Liquid Collective aims to meet high standards of excellence for operations and service by acting with accountability, urgency, and integrity. We recognize the importance of protecting participants' security when using the protocol, and understand that security is primordial to maintaining participants' trust.
Liquid Collective engaged independent security firms Halborn and Spearbit to perform security audits of the protocol. Every protocol feature deployed to mainnet has previously been reviewed by at least one of those teams. View all audits
We welcome the community to review the Liquid Collective protocol's code and report any bug or security vulnerability discovered. View the policy
Liquid Collective was designed from the start with a regulatory-focused mindset. Liquid Collective is the only decentralized liquid staking protocol that requires KYC/AML on all participants interacting with the protocol directly, ensuring known staking counterparties and limiting the surface area for direct attacks on the protocol's smart contracts.
The LsETH user agreement is contractually structured as a bailment, offering a clear legal framework for staking activities. And, at its core, the protocol is built with a direct staking model, designed to expand direct staking through liquid staking tokens (LSTs), which represent legal and beneficial ownership of a staker's tokens and any network rewards the tokens accrue.
The Liquid Collective protocol is a layer of code written on top of the Ethereum Deposit contract. Similar to any protocol providing a service, there is a potential for code vulnerabilities that are missed by third-party auditors
Relative to a DeFi lending protocol, where the entire TVL is held in smart contracts, the Liquid Collective smart contracts only hold value as it flows through to the ETH Deposit contract. Additionally, multiple third-party service providers have been engaged to conduct audits of the protocol’s code. In addition to conducting third party audits, the strategy to deliver multi-chain liquid staking involves collaborating with existing liquid staking technology providers and leveraging their already battle-tested code.
As is the case in all proof of stake networks, validators may be penalized for failing to perform their job efficiently. This most commonly results from validator downtime and from a double signing event.
Part of Liquid Collective’s strategy to provide a secure and enterprise-grade liquid staking solution involves conducting sanctions checks on the protocol’s active validator set. Liquid Collective leverages the support of security-focused Node Operators that institute best practices, including multi-region infrastructure, technical support teams, and security posturing (including double-sign protection).
Although the protocol’s validator set consists of prominent Node Operators, in the event that a slashing event occurs the protocol provides a robust Slashing Coverage Program, including Nexus Mutual cover, to mitigate the risk of Node Operator failures and network outages. This Slashing Coverage is provided to every LsETH holder via the LsETH user agreement.

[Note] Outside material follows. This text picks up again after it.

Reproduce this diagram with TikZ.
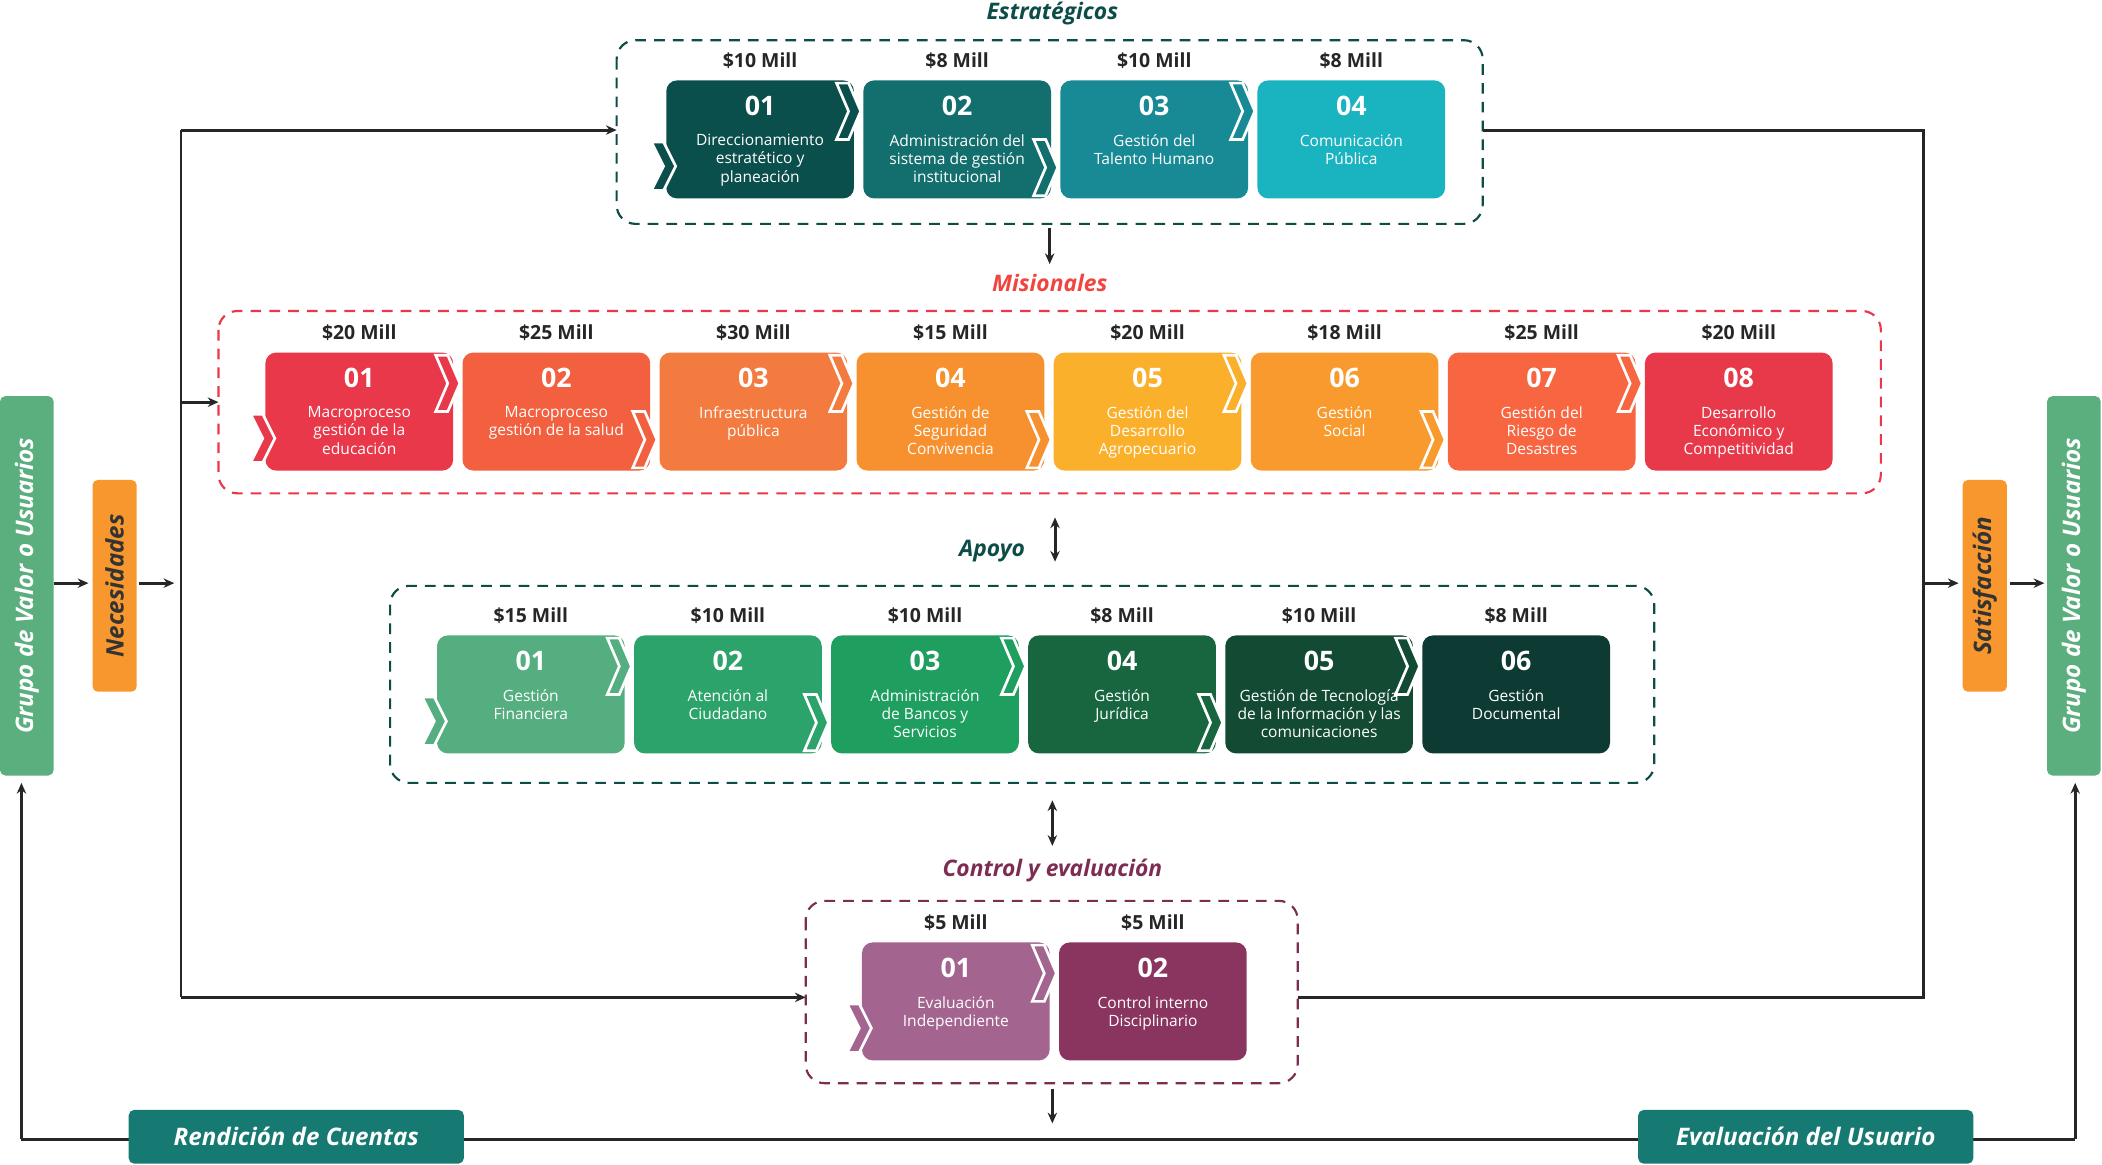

A significant risk would be a hack where the minting functionality for LsETH is compromised.
Protocol activity, such as LsETH supply updates, will be monitored and analyzed. In case of any anomalies, a first incident response plan will be executed to remedy the issue, which may result in pausing the protocol to temporarily disable all types of activities.
→ Read the Litepaper
Liquid Collective protocol implements a number of best practices:
Liquid Collective is non-custodial. Ethereum deposited to Liquid Collective is custodied by the Ethereum deposit contract.
Liquid Collective will be launching with an initial set of enterprise-grade, security-focused Node Operators which include Figment, Coinbase Cloud, and Staked. The stake will be distributed across Node Operators' validators in a round-robin manner so that the Liquid Collective protocol is supported by a broad and dispersed active validator set.
Public withdrawal keys are set to the Liquid Collective protocol smart contract address during the validator onboarding process. Once set, this address can't be changed, as is governed by the Ethereum protocol when setting Type 1 (0x01) address.
Validator public addresses are submitted to the Liquid Collective Node Operators Registry. Validator private keys are owned and securely managed by the Node Operators.
We are continuously seeking to improve this diligence resource, including implementing tooling and integrations such as live status reporting.